David Beckham's Parenting Wisdom: Why Letting Children Make Mistakes Matters
Beckham's Parenting: Letting Kids Make Mistakes

When David Beckham once shared his parenting philosophy with the words, "Let your children make mistakes," it resonated as a calm and wise approach to raising children. Today, that statement carries significantly more weight and relevance. With the Beckham family navigating a very public rift involving their eldest son, Brooklyn, the quote feels less like a simple piece of advice and more like a revealing window into the complexities of modern parenting.

The Hard Truth About Control and Protection

This situation raises a difficult but important truth that many families face. Even in the most loving and well-intentioned households, parental control and protection can sometimes transform into unintended pressure. What begins as care can gradually feel like constraint, creating emotional distance between parents and their adult children.

What David Beckham Really Meant by "Mistakes"

David Beckham has spoken extensively about raising grounded children despite the family's immense fame and wealth. His fundamental belief is refreshingly simple yet profound. Children genuinely need space to make their own choices, experience occasional falls, and learn from those experiences. In this context, mistakes are not failures to be avoided at all costs. They represent valuable lessons built through lived experience rather than through parental instruction alone.

In practical parenting terms, this philosophy means knowing when to step back at the right moments. It involves allowing a child to make decisions that parents may not fully understand or agree with. True growth occurs when children take ownership of both the joy and the consequences that stem from their personal choices.

When Adult Children Feel Unheard or Managed

When adult children begin to feel unheard or excessively managed by their parents, emotional distance inevitably grows. Brooklyn Beckham's public statements suggest a prolonged struggle to assert his independence, particularly concerning significant life decisions around his marriage and personal identity.

This is precisely where Beckham's original quote feels almost reflective and prophetic. Letting children make mistakes also means permitting them to choose their own partners, career paths, and life priorities, even when those choices make parents feel uneasy or uncertain. Control can often appear like care from the outside, but internally it may feel like pressure to the child.

The Conditional Approval Trap

A child may gradually start to believe that parental approval is conditional rather than constant. Imagine a teenager selecting a career path that feels risky or unconventional. A parent who consistently intervenes to redirect every decision might provide short-term protection. However, the child ultimately loses confidence in their own judgment and decision-making abilities.
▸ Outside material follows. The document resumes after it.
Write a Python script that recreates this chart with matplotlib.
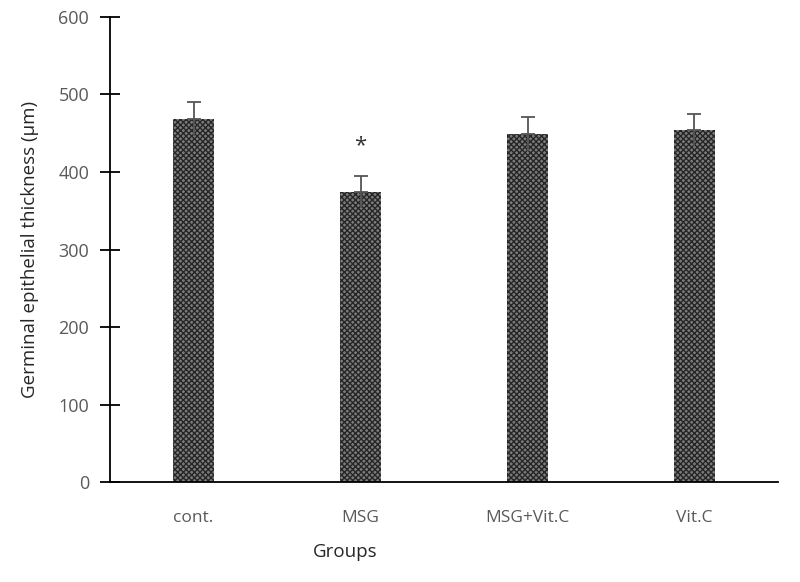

Over time, this gap in trust can evolve into significant emotional distance.

Mistakes Build Resilience, Not Rebellion

Children who are permitted to fail safely within supportive environments learn crucial problem-solving skills. They also develop genuine accountability for their actions. A missed opportunity teaches better planning for the future. A wrong decision encourages meaningful reflection and course correction.

For example, a young adult choosing what parents consider the "wrong" job may later discover greater clarity about what truly matters to them professionally and personally. That self-discovered lesson typically remains longer and feels more authentic than any parental advice ever could.

Letting Go Is Harder When the World Is Watching

Children raised in the public spotlight, like the Beckham children, might actually need more freedom and autonomy, not less. Privacy, personal choice, and mutual trust become essential tools for healthy development rather than mere luxuries.

Love Is Trust With Boundaries

David Beckham's words serve as an important reminder to all parents that genuine love is not about control. It is about trust combined with healthy boundaries. Letting children make mistakes does not mean parental absence or neglect. It means being present without dominance, offering guidance without imposition.

Strong parent-child relationships can survive disagreements and differing opinions when mutual respect remains intact. Independence does not inherently break families apart. More often, it is silence, unresolved tensions, and excessive control that create fractures in family dynamics.

Disclaimer: This article is based on publicly available statements and media reports. It does not claim to know private family dynamics or intentions beyond what has been shared publicly.